EXERCISE BRIEF: Copy each line exactly. Drop every picture.

RECORDS:
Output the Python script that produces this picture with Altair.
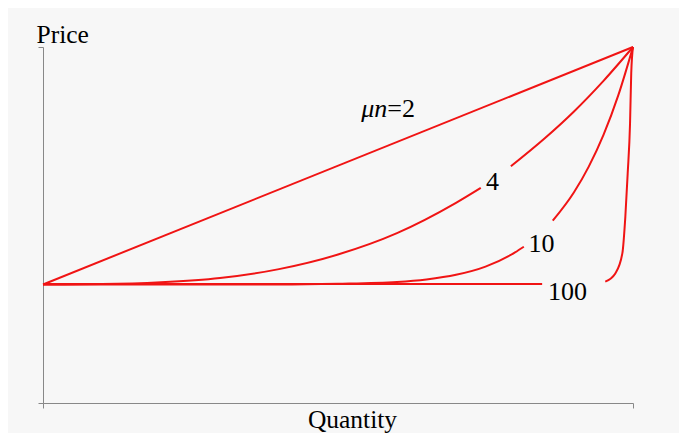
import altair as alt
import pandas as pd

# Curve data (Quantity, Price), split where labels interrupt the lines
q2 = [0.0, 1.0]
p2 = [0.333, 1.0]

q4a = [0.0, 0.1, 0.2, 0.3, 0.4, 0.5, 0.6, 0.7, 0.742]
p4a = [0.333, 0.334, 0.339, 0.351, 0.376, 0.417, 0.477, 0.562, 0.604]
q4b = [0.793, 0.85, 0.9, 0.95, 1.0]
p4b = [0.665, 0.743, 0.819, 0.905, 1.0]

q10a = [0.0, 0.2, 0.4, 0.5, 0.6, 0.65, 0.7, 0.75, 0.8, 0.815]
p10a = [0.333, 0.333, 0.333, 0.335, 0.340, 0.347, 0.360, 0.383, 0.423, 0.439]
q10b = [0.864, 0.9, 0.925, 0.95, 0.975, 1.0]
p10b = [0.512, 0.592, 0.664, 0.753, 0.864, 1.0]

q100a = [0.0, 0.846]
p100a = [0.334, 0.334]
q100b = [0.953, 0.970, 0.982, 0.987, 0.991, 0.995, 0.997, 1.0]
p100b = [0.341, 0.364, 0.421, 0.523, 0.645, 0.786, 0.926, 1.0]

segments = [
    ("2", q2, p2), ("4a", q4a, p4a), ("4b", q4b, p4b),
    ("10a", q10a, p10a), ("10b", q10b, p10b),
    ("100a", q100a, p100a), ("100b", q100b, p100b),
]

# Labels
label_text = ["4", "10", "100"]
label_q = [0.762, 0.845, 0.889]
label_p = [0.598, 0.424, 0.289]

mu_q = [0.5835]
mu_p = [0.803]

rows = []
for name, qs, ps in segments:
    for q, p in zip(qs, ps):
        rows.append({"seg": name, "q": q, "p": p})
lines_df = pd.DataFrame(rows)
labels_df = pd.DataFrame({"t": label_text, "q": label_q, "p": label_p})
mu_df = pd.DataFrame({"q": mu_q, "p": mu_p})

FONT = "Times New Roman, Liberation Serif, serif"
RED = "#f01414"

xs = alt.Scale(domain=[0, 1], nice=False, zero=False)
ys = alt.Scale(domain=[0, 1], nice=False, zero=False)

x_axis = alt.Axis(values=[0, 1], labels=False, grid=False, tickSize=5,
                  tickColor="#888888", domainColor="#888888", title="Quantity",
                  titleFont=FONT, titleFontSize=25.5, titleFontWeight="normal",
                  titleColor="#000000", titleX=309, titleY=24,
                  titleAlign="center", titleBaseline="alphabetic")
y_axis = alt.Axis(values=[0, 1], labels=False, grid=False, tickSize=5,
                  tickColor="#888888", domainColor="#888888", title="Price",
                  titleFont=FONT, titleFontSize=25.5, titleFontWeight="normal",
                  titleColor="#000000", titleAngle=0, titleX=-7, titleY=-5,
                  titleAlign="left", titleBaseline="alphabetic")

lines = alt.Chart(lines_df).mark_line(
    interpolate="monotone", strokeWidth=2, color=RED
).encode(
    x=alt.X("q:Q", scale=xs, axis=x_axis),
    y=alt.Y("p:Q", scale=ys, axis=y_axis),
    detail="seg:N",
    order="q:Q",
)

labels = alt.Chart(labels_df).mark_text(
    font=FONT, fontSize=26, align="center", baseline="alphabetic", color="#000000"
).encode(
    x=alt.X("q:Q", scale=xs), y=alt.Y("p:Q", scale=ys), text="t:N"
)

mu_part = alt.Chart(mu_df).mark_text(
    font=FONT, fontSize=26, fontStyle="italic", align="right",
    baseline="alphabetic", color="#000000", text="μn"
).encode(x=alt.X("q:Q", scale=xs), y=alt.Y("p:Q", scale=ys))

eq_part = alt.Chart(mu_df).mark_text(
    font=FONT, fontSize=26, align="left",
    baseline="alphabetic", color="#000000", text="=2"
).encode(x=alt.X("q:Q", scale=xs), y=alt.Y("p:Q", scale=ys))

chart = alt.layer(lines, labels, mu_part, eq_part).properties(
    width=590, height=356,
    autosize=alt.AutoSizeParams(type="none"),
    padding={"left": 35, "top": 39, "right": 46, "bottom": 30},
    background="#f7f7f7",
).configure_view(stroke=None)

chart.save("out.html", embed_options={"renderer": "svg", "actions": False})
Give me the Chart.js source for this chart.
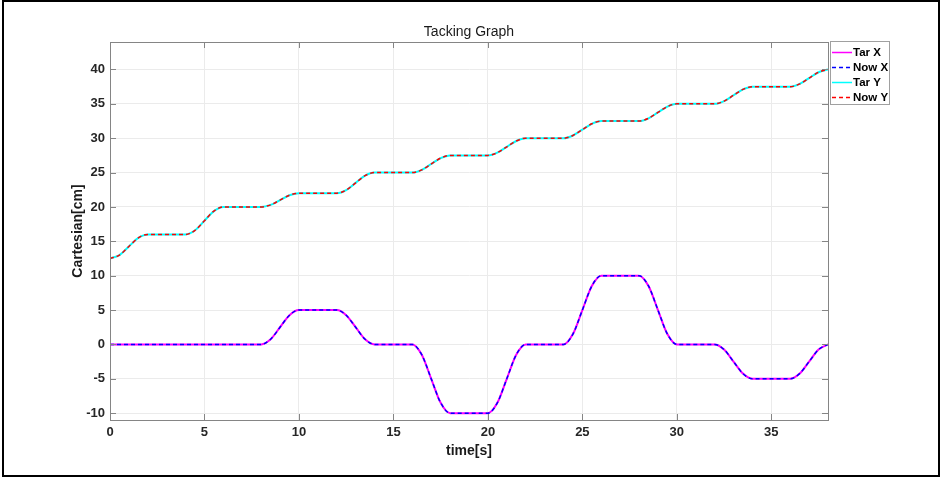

SOLUTION TO THE EXERCISE:
Output the Python script that produces this picture with Altair.
import altair as alt
import pandas as pd

# Curve data (Quantity, Price), split where labels interrupt the lines
q2 = [0.0, 1.0]
p2 = [0.333, 1.0]

q4a = [0.0, 0.1, 0.2, 0.3, 0.4, 0.5, 0.6, 0.7, 0.742]
p4a = [0.333, 0.334, 0.339, 0.351, 0.376, 0.417, 0.477, 0.562, 0.604]
q4b = [0.793, 0.85, 0.9, 0.95, 1.0]
p4b = [0.665, 0.743, 0.819, 0.905, 1.0]

q10a = [0.0, 0.2, 0.4, 0.5, 0.6, 0.65, 0.7, 0.75, 0.8, 0.815]
p10a = [0.333, 0.333, 0.333, 0.335, 0.340, 0.347, 0.360, 0.383, 0.423, 0.439]
q10b = [0.864, 0.9, 0.925, 0.95, 0.975, 1.0]
p10b = [0.512, 0.592, 0.664, 0.753, 0.864, 1.0]

q100a = [0.0, 0.846]
p100a = [0.334, 0.334]
q100b = [0.953, 0.970, 0.982, 0.987, 0.991, 0.995, 0.997, 1.0]
p100b = [0.341, 0.364, 0.421, 0.523, 0.645, 0.786, 0.926, 1.0]

segments = [
    ("2", q2, p2), ("4a", q4a, p4a), ("4b", q4b, p4b),
    ("10a", q10a, p10a), ("10b", q10b, p10b),
    ("100a", q100a, p100a), ("100b", q100b, p100b),
]

# Labels
label_text = ["4", "10", "100"]
label_q = [0.762, 0.845, 0.889]
label_p = [0.598, 0.424, 0.289]

mu_q = [0.5835]
mu_p = [0.803]

rows = []
for name, qs, ps in segments:
    for q, p in zip(qs, ps):
        rows.append({"seg": name, "q": q, "p": p})
lines_df = pd.DataFrame(rows)
labels_df = pd.DataFrame({"t": label_text, "q": label_q, "p": label_p})
mu_df = pd.DataFrame({"q": mu_q, "p": mu_p})

FONT = "Times New Roman, Liberation Serif, serif"
RED = "#f01414"

xs = alt.Scale(domain=[0, 1], nice=False, zero=False)
ys = alt.Scale(domain=[0, 1], nice=False, zero=False)

x_axis = alt.Axis(values=[0, 1], labels=False, grid=False, tickSize=5,
                  tickColor="#888888", domainColor="#888888", title="Quantity",
                  titleFont=FONT, titleFontSize=25.5, titleFontWeight="normal",
                  titleColor="#000000", titleX=309, titleY=24,
                  titleAlign="center", titleBaseline="alphabetic")
y_axis = alt.Axis(values=[0, 1], labels=False, grid=False, tickSize=5,
                  tickColor="#888888", domainColor="#888888", title="Price",
                  titleFont=FONT, titleFontSize=25.5, titleFontWeight="normal",
                  titleColor="#000000", titleAngle=0, titleX=-7, titleY=-5,
                  titleAlign="left", titleBaseline="alphabetic")

lines = alt.Chart(lines_df).mark_line(
    interpolate="monotone", strokeWidth=2, color=RED
).encode(
    x=alt.X("q:Q", scale=xs, axis=x_axis),
    y=alt.Y("p:Q", scale=ys, axis=y_axis),
    detail="seg:N",
    order="q:Q",
)

labels = alt.Chart(labels_df).mark_text(
    font=FONT, fontSize=26, align="center", baseline="alphabetic", color="#000000"
).encode(
    x=alt.X("q:Q", scale=xs), y=alt.Y("p:Q", scale=ys), text="t:N"
)

mu_part = alt.Chart(mu_df).mark_text(
    font=FONT, fontSize=26, fontStyle="italic", align="right",
    baseline="alphabetic", color="#000000", text="μn"
).encode(x=alt.X("q:Q", scale=xs), y=alt.Y("p:Q", scale=ys))

eq_part = alt.Chart(mu_df).mark_text(
    font=FONT, fontSize=26, align="left",
    baseline="alphabetic", color="#000000", text="=2"
).encode(x=alt.X("q:Q", scale=xs), y=alt.Y("p:Q", scale=ys))

chart = alt.layer(lines, labels, mu_part, eq_part).properties(
    width=590, height=356,
    autosize=alt.AutoSizeParams(type="none"),
    padding={"left": 35, "top": 39, "right": 46, "bottom": 30},
    background="#f7f7f7",
).configure_view(stroke=None)

chart.save("out.html", embed_options={"renderer": "svg", "actions": False})
Give me the Chart.js source for this chart.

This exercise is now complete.